PROBLEM
Transcribe only part of the material below: the lines from the one containing "Output the LaTeX" through the one containing "(masalahT) at (264,72)", inclusive, exactly as written.

EXTRACTED RECORDS

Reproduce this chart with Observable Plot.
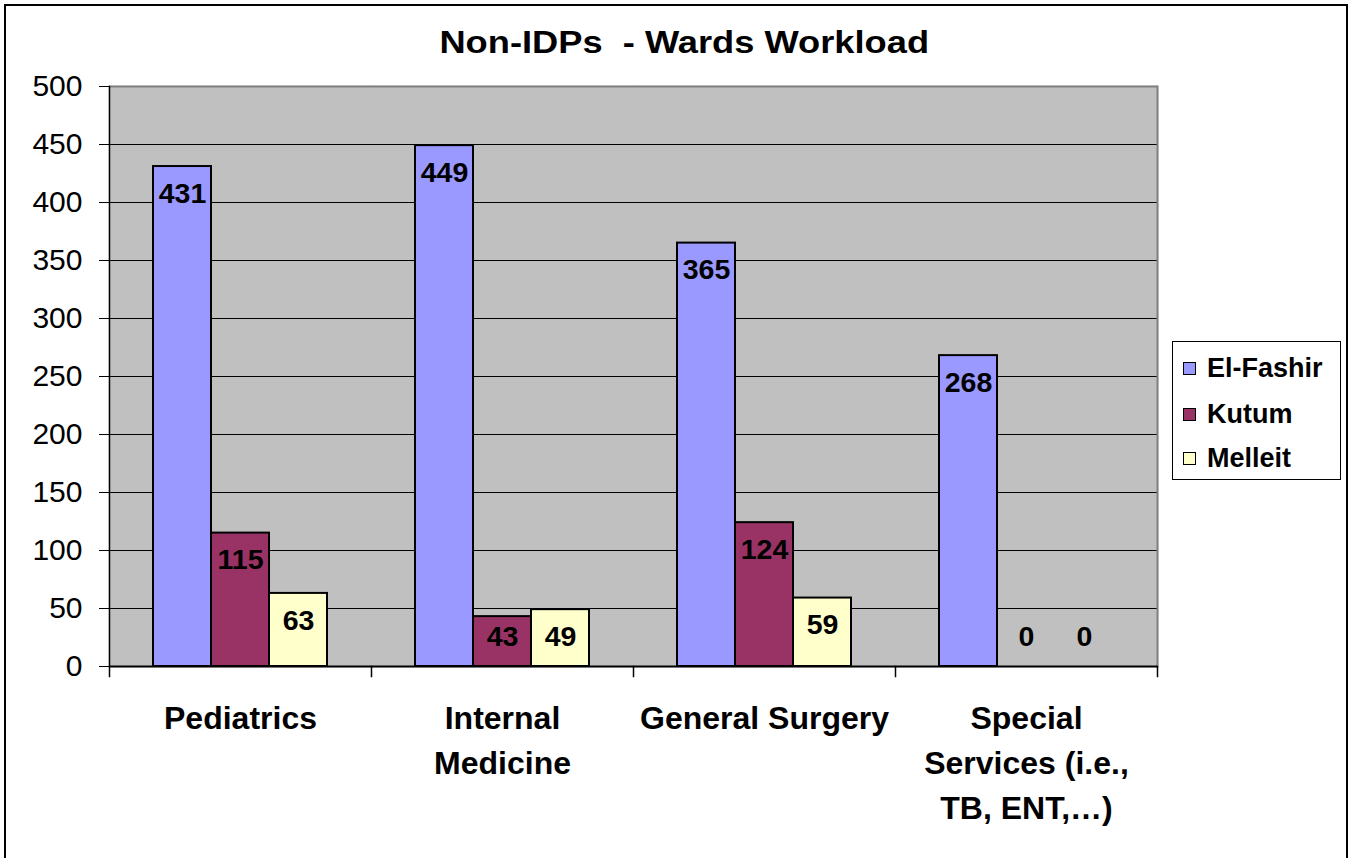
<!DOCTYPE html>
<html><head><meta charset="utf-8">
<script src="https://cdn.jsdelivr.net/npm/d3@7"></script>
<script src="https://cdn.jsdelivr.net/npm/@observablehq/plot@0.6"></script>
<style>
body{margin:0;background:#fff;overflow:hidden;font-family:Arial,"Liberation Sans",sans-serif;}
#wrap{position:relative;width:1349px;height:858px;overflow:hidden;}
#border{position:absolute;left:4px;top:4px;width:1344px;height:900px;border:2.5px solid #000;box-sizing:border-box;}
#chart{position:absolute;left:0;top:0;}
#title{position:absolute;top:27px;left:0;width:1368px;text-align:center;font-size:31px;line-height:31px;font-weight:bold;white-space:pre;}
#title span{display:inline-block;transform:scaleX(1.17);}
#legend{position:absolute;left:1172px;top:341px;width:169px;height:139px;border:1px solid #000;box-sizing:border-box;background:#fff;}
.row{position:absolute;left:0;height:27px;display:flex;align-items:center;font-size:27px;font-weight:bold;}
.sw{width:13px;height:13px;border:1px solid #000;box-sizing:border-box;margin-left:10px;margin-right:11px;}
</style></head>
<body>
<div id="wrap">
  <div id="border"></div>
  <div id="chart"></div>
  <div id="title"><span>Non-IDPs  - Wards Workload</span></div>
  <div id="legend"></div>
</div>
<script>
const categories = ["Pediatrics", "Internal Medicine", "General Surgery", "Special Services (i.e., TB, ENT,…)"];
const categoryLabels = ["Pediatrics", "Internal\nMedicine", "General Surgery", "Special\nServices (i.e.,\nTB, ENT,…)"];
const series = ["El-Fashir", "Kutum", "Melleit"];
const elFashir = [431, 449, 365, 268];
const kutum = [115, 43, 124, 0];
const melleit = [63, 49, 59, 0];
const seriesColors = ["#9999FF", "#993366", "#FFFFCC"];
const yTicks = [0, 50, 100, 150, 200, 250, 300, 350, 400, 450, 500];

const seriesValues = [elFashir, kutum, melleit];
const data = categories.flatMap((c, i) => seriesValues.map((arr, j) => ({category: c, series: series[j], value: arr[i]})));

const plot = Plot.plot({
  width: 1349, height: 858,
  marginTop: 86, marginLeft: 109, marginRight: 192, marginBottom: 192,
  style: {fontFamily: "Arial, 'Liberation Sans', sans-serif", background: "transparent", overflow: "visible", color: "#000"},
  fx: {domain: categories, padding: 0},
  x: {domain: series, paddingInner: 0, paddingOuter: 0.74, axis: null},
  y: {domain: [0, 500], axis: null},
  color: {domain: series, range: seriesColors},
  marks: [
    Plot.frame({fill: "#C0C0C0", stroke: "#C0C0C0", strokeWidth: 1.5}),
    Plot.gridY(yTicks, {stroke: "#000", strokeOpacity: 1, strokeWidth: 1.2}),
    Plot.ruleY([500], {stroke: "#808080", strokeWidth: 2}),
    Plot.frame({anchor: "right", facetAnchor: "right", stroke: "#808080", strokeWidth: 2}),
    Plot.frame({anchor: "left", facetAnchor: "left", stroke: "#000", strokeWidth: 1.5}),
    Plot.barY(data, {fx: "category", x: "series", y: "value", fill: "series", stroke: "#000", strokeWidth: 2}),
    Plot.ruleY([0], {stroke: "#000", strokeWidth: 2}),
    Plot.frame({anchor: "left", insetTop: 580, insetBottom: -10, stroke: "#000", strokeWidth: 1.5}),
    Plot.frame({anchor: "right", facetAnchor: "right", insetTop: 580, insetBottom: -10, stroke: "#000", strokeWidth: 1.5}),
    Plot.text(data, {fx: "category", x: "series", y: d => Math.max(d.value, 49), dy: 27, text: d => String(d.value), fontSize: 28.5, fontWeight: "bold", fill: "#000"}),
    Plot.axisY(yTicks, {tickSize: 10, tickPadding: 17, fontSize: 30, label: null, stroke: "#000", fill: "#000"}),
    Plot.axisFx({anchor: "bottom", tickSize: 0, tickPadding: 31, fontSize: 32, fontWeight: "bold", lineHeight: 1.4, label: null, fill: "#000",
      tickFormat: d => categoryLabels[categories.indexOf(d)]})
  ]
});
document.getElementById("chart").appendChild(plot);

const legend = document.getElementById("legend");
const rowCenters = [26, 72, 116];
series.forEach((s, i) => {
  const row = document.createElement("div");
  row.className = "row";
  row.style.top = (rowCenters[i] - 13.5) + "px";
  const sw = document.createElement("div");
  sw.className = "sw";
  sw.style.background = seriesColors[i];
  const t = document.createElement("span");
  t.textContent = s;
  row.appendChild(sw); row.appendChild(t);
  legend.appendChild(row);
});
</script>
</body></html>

---

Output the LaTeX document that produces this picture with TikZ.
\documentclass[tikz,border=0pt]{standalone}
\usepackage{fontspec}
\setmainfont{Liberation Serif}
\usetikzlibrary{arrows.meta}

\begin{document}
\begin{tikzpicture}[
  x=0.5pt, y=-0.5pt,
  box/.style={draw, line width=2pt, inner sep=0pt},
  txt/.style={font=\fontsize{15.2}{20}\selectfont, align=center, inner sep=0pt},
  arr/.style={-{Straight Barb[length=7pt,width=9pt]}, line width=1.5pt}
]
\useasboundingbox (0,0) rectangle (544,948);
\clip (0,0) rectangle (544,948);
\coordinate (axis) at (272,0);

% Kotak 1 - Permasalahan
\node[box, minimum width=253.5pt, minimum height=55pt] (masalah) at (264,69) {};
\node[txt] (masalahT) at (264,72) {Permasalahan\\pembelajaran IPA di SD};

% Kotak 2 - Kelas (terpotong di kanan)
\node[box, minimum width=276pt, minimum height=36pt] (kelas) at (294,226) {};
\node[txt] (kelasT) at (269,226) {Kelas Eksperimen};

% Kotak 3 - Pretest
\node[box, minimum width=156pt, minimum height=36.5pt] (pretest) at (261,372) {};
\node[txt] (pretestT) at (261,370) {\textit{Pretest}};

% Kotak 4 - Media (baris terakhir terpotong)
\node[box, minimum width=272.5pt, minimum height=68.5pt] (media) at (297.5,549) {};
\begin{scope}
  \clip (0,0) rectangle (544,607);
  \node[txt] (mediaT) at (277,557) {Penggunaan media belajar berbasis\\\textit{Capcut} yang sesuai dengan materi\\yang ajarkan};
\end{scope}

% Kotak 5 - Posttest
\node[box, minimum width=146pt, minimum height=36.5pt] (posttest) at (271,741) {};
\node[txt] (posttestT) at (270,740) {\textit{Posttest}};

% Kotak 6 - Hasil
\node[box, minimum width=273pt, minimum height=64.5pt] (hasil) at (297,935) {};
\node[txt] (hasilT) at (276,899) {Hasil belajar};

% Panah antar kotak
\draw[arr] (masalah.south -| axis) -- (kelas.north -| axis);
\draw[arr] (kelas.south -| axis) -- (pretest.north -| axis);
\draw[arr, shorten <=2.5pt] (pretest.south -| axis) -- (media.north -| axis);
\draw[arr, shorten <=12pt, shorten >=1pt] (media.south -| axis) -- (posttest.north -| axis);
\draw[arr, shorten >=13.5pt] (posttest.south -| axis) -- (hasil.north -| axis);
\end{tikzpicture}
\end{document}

SOLUTION TO THE PROBLEM
Output the LaTeX document that produces this picture with TikZ.
\documentclass[tikz,border=0pt]{standalone}
\usepackage{fontspec}
\setmainfont{Liberation Serif}
\usetikzlibrary{arrows.meta}

\begin{document}
\begin{tikzpicture}[
  x=0.5pt, y=-0.5pt,
  box/.style={draw, line width=2pt, inner sep=0pt},
  txt/.style={font=\fontsize{15.2}{20}\selectfont, align=center, inner sep=0pt},
  arr/.style={-{Straight Barb[length=7pt,width=9pt]}, line width=1.5pt}
]
\useasboundingbox (0,0) rectangle (544,948);
\clip (0,0) rectangle (544,948);
\coordinate (axis) at (272,0);

% Kotak 1 - Permasalahan
\node[box, minimum width=253.5pt, minimum height=55pt] (masalah) at (264,69) {};
\node[txt] (masalahT) at (264,72) {Permasalahan\\pembelajaran IPA di SD};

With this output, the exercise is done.